Lines containing the word "this" are the ones to copy from the records below.

START

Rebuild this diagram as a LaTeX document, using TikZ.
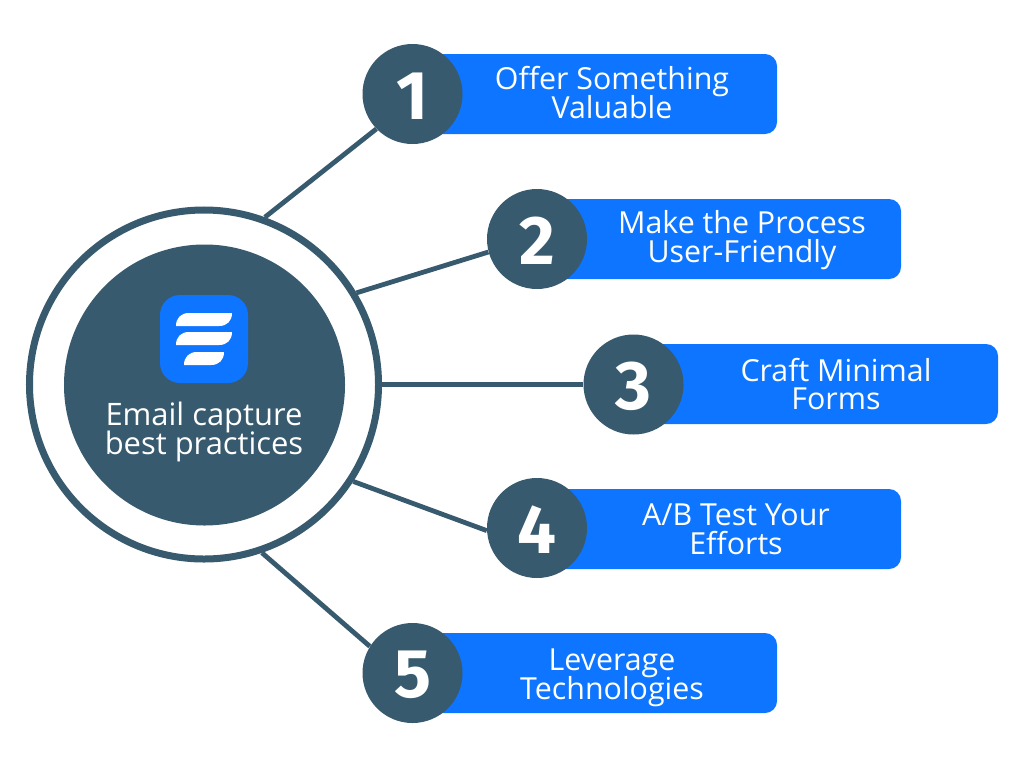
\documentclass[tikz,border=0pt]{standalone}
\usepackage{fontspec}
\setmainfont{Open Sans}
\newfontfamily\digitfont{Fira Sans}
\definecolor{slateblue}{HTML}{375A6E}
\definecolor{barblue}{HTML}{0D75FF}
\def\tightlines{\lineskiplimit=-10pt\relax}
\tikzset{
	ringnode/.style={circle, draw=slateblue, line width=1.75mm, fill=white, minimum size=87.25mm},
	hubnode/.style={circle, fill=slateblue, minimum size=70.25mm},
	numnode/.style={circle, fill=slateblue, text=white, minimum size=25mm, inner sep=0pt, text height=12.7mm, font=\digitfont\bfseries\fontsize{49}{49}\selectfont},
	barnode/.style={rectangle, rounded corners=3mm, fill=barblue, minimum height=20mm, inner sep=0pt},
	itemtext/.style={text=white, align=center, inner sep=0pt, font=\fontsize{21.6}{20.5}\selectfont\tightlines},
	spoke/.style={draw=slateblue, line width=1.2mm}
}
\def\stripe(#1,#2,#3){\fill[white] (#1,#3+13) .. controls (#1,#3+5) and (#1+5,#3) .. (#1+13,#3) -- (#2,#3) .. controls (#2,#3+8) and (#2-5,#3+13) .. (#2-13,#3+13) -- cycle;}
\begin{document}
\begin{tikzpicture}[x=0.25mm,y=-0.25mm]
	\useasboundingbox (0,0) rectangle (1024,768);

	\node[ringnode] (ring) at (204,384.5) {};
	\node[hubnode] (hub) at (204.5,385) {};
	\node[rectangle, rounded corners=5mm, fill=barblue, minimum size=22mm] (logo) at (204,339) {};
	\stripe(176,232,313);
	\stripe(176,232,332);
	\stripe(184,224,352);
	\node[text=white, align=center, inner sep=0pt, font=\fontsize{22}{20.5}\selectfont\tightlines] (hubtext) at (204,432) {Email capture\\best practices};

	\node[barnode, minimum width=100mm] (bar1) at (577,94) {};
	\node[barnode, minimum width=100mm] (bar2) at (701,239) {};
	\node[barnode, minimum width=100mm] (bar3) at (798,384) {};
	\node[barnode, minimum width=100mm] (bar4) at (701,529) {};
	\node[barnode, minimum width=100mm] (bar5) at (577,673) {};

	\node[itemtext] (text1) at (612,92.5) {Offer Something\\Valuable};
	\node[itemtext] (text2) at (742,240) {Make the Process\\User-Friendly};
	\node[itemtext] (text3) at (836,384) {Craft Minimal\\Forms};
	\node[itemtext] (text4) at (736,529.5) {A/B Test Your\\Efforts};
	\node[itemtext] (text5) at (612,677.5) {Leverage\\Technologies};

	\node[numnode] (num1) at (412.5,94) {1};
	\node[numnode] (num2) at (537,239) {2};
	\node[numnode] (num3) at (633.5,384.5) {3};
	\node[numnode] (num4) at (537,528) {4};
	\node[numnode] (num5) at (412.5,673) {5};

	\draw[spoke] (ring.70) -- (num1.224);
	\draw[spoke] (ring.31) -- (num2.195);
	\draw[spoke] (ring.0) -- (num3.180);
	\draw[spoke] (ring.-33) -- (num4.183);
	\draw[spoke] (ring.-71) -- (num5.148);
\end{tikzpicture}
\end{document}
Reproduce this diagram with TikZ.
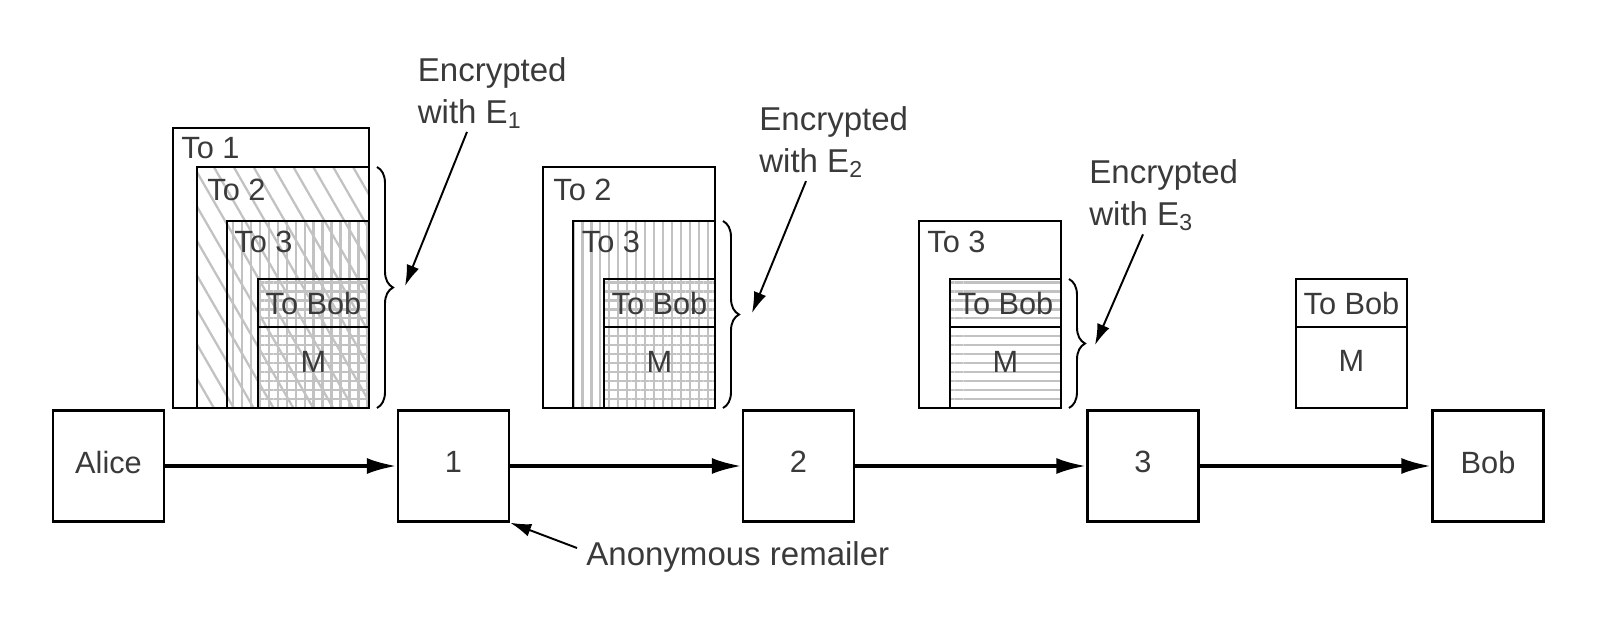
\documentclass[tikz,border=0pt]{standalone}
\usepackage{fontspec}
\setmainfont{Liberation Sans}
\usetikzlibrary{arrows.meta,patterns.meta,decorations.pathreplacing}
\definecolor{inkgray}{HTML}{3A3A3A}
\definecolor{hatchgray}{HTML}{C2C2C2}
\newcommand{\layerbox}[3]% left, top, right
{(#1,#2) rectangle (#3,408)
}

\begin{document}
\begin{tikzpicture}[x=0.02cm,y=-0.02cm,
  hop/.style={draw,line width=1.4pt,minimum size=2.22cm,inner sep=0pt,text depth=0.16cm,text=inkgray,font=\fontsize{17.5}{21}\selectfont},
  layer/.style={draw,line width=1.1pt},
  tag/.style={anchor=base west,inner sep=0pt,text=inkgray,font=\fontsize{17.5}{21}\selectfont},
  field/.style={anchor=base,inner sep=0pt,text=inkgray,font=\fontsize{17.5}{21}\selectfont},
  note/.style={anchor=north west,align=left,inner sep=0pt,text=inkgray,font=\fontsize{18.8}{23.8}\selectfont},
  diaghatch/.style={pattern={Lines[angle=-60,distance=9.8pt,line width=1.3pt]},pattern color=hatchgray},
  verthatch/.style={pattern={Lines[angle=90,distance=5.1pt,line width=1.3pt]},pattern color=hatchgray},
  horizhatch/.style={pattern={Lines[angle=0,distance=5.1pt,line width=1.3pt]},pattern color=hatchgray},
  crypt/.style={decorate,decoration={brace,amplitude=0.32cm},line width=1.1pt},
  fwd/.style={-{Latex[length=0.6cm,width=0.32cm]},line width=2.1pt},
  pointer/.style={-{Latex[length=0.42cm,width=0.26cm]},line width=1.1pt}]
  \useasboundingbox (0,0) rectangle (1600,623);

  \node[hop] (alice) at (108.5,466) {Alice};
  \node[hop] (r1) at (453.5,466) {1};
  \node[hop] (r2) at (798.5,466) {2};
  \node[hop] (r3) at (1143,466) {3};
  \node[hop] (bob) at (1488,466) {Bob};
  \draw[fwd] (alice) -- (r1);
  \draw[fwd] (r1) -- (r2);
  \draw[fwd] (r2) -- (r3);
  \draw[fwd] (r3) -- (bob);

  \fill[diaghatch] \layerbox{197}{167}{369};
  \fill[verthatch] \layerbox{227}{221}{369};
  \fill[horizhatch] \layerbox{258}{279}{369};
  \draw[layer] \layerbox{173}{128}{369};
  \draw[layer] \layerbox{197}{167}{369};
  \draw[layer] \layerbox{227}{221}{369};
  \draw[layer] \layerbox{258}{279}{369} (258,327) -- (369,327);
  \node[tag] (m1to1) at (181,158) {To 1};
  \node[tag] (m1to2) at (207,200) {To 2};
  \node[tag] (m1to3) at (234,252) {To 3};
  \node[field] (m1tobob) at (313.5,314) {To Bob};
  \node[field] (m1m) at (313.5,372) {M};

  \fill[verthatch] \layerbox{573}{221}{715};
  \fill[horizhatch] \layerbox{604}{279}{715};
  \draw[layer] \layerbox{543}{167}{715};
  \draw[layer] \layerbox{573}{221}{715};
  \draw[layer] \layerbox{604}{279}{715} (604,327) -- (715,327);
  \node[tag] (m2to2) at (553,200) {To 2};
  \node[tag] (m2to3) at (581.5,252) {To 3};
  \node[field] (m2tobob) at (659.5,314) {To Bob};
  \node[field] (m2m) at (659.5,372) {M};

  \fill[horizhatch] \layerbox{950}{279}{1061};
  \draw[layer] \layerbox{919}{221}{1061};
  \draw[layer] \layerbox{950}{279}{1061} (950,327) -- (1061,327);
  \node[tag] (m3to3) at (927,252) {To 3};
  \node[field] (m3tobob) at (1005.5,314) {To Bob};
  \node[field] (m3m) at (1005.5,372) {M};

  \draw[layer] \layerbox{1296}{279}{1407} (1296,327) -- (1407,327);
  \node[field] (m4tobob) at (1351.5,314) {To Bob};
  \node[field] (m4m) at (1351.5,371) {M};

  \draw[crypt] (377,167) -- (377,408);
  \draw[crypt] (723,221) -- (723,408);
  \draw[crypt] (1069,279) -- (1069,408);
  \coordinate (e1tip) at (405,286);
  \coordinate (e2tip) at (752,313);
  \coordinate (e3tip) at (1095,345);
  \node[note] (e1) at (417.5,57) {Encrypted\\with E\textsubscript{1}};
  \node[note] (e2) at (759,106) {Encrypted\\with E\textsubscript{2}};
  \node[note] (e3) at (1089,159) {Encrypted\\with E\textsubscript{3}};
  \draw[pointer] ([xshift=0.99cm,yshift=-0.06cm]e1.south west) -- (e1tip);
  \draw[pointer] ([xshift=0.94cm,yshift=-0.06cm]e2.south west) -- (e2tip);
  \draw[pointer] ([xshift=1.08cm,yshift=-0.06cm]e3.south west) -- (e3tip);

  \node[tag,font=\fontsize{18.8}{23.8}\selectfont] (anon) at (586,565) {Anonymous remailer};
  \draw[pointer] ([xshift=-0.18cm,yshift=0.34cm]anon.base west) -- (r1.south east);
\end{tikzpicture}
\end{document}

END
START

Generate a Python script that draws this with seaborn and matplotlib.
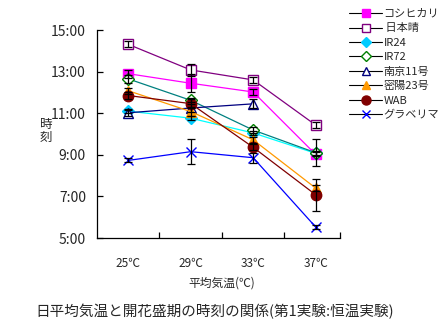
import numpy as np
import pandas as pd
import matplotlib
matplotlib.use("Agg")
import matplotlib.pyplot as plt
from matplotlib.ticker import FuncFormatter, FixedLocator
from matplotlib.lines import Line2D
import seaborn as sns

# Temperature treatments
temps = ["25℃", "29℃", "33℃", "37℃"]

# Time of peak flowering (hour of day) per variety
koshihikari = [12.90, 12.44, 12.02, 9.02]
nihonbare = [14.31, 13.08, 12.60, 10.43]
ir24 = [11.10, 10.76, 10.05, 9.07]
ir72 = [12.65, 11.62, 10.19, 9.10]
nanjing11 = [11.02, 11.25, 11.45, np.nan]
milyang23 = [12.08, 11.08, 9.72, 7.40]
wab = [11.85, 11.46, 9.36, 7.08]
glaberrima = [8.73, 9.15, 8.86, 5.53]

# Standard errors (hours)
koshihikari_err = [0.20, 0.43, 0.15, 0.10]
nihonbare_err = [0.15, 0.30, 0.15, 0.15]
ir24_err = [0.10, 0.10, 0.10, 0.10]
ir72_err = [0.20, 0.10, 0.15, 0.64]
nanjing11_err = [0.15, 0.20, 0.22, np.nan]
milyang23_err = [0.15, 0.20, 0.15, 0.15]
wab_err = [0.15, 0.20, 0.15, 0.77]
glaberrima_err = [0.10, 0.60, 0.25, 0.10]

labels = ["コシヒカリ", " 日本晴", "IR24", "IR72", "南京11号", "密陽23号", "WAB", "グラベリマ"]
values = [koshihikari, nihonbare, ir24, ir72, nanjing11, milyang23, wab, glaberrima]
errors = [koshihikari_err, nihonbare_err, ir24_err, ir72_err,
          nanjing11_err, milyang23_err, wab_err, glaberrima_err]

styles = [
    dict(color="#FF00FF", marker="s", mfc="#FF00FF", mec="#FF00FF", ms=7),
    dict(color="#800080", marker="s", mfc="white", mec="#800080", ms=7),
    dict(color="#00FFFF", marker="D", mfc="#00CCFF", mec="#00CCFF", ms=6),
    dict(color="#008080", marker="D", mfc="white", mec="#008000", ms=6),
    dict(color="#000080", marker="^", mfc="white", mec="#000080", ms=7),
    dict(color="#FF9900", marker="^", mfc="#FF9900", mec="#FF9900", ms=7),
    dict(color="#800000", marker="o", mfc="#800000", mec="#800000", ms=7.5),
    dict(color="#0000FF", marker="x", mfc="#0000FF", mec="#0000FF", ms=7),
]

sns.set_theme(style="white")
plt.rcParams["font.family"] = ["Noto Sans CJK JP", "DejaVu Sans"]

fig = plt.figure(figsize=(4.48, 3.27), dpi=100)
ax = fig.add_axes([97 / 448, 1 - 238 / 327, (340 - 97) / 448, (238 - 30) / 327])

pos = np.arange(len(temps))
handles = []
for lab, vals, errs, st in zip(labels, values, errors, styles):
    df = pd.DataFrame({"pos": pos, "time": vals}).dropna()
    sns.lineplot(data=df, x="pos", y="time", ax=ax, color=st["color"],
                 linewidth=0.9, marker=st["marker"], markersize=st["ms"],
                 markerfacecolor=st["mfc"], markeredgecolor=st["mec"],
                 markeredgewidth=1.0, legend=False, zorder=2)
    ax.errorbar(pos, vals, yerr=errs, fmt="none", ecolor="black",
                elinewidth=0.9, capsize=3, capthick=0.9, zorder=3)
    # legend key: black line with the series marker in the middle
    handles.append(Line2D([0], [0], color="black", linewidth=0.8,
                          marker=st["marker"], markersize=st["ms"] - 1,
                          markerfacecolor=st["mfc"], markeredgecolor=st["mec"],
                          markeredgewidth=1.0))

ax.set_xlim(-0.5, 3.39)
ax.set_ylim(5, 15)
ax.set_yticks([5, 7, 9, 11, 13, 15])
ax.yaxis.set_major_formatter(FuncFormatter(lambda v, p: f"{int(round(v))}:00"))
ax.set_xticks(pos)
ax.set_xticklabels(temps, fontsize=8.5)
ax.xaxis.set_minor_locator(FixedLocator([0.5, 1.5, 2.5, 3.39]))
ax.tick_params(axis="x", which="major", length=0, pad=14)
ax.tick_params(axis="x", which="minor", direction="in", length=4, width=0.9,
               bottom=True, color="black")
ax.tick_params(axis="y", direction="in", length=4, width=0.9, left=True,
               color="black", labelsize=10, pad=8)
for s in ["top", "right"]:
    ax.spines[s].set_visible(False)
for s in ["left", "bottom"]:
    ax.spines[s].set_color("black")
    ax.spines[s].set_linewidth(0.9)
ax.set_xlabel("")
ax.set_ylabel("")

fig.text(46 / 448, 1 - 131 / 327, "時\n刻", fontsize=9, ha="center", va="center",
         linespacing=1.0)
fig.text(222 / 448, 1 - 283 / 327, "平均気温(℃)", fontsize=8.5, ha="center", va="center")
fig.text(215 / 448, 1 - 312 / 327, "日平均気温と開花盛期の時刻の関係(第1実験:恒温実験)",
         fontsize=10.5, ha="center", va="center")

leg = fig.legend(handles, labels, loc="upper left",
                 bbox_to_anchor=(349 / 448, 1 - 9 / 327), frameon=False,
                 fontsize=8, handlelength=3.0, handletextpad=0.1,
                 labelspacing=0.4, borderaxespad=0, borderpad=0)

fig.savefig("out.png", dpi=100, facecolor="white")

END

● COMPLETED EXERCISE
Rebuild this diagram as a LaTeX document, using TikZ.
Reproduce this diagram with TikZ.
Generate a Python script that draws this with seaborn and matplotlib.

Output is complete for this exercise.